Dataset records:

---

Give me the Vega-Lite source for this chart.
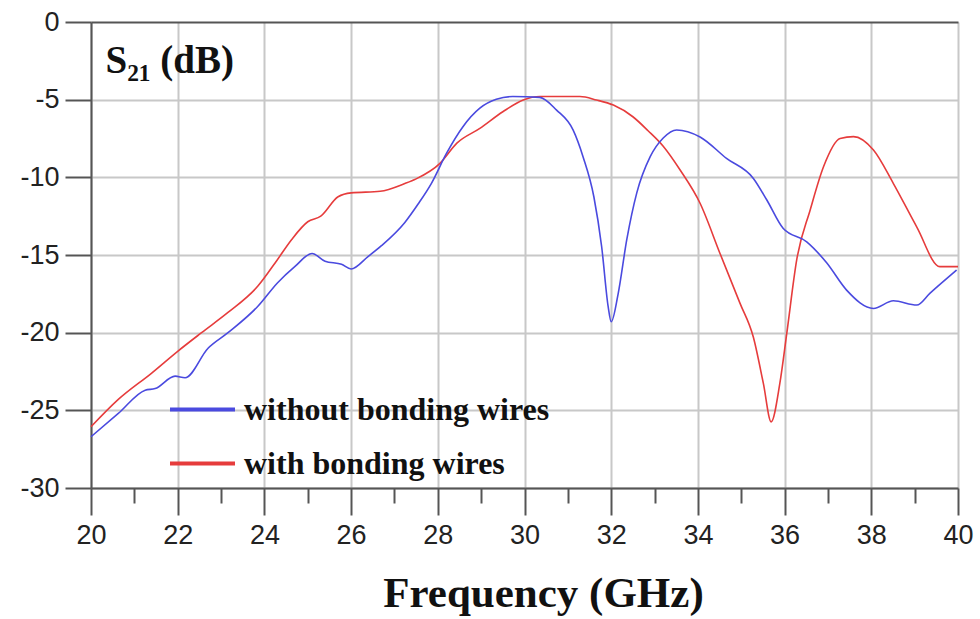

---

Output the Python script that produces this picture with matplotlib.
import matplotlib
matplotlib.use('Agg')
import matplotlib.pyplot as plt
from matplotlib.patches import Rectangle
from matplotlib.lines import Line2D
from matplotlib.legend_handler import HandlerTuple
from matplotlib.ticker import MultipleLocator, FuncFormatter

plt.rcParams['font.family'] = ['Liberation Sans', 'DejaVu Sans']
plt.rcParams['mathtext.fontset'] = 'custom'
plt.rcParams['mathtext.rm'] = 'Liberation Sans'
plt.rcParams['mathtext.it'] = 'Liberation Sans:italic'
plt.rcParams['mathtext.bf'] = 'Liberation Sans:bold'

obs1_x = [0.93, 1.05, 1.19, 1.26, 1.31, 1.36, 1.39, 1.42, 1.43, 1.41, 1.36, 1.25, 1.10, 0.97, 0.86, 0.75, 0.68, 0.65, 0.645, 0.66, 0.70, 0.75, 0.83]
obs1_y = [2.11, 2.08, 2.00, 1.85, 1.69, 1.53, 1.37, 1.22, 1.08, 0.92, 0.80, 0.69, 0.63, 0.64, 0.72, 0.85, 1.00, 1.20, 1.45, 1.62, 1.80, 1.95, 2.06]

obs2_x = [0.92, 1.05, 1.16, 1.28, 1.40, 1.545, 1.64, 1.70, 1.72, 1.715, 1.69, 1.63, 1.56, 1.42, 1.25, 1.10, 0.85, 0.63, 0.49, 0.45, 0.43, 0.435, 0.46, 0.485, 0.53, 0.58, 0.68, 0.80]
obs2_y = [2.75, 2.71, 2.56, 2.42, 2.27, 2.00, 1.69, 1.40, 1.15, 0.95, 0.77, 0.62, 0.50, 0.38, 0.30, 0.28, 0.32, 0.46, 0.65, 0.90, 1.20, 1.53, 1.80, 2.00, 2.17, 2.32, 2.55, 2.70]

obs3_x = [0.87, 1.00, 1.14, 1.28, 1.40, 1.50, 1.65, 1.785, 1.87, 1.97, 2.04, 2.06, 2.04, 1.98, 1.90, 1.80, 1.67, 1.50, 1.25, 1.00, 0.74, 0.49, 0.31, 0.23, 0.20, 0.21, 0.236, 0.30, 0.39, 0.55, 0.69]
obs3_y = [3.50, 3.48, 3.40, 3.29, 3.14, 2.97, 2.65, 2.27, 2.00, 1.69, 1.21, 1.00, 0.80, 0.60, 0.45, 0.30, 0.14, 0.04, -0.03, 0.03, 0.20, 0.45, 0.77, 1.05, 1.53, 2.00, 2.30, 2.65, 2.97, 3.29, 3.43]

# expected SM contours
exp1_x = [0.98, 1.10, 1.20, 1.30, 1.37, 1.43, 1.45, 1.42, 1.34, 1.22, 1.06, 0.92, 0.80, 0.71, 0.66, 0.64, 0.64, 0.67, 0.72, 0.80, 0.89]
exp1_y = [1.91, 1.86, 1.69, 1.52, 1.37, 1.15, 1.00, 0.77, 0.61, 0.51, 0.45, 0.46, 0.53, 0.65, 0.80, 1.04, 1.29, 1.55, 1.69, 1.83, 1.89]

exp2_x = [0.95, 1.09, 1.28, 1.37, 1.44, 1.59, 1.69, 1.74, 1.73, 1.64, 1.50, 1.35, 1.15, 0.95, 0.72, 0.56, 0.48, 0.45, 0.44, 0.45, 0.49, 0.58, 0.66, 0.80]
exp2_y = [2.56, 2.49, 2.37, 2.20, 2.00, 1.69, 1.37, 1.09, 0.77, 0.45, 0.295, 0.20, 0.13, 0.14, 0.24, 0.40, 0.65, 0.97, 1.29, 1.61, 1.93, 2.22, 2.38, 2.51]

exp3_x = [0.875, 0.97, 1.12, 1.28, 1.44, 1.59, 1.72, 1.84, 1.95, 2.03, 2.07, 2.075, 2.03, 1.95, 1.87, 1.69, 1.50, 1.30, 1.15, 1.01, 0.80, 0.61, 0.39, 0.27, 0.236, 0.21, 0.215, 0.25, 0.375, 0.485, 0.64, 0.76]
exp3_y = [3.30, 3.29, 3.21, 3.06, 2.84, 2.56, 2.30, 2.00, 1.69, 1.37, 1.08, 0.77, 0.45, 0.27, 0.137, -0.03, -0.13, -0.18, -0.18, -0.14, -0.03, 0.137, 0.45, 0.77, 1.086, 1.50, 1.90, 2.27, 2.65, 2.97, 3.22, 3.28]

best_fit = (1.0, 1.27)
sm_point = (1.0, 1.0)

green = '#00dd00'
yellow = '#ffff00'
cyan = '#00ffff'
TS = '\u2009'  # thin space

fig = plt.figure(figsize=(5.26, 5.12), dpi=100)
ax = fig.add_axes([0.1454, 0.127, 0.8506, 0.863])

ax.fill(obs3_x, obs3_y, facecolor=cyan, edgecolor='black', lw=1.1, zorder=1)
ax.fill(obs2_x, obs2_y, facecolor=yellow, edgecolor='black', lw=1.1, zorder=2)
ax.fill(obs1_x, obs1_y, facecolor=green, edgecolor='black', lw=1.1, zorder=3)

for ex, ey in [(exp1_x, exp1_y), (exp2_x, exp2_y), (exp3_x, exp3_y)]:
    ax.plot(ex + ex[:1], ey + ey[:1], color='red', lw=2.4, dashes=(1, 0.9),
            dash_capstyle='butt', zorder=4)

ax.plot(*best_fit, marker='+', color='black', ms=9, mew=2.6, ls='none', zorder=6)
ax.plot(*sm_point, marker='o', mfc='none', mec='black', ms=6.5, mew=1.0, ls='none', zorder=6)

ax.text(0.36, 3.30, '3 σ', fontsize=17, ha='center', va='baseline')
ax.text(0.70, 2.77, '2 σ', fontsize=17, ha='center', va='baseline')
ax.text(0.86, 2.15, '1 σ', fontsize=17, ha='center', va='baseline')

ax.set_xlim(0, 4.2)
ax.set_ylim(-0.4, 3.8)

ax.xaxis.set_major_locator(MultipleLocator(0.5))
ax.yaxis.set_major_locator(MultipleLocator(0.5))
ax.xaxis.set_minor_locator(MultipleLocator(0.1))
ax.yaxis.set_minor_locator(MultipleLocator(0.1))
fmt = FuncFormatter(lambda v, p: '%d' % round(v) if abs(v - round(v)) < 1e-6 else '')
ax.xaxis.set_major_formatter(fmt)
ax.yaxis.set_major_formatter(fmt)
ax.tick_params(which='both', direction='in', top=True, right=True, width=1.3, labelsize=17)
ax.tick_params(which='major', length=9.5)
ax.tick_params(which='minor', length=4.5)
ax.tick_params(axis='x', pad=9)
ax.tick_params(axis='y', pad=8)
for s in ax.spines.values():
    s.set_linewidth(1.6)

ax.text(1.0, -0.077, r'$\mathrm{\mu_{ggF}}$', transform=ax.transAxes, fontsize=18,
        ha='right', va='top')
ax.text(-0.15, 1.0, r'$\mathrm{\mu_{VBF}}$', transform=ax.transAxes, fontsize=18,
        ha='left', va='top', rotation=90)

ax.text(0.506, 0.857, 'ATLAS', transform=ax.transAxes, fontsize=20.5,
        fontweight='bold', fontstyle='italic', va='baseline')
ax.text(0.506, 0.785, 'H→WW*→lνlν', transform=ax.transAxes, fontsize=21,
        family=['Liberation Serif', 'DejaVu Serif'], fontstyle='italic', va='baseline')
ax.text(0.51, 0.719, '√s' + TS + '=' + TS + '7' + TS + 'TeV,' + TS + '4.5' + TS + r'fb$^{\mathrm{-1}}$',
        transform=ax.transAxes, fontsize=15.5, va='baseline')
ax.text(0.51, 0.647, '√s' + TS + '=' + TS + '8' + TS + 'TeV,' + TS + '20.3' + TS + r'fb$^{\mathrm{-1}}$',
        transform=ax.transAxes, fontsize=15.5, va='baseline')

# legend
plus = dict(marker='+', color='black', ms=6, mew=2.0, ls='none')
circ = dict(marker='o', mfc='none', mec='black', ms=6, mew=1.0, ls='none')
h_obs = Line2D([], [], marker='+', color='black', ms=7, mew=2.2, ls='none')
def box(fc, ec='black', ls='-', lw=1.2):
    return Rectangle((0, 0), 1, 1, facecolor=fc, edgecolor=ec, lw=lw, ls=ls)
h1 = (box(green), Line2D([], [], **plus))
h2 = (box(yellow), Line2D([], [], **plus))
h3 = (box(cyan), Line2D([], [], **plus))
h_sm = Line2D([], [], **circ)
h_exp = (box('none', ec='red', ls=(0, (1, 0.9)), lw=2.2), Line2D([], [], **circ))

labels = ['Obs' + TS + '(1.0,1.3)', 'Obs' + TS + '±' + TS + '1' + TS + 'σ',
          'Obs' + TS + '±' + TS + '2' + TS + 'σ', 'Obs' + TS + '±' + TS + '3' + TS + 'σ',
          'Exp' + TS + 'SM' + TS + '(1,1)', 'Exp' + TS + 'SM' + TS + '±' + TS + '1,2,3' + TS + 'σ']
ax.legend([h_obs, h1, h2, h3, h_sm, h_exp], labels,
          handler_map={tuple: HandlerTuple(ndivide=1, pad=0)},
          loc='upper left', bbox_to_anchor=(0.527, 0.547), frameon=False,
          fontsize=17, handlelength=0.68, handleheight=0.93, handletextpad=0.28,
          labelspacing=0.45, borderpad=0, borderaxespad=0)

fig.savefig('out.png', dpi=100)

---

What is needed: Among the lines of the data, identify those with the word "picture". Copy each of them.

Output for this task:
Output the Python script that produces this picture with matplotlib.

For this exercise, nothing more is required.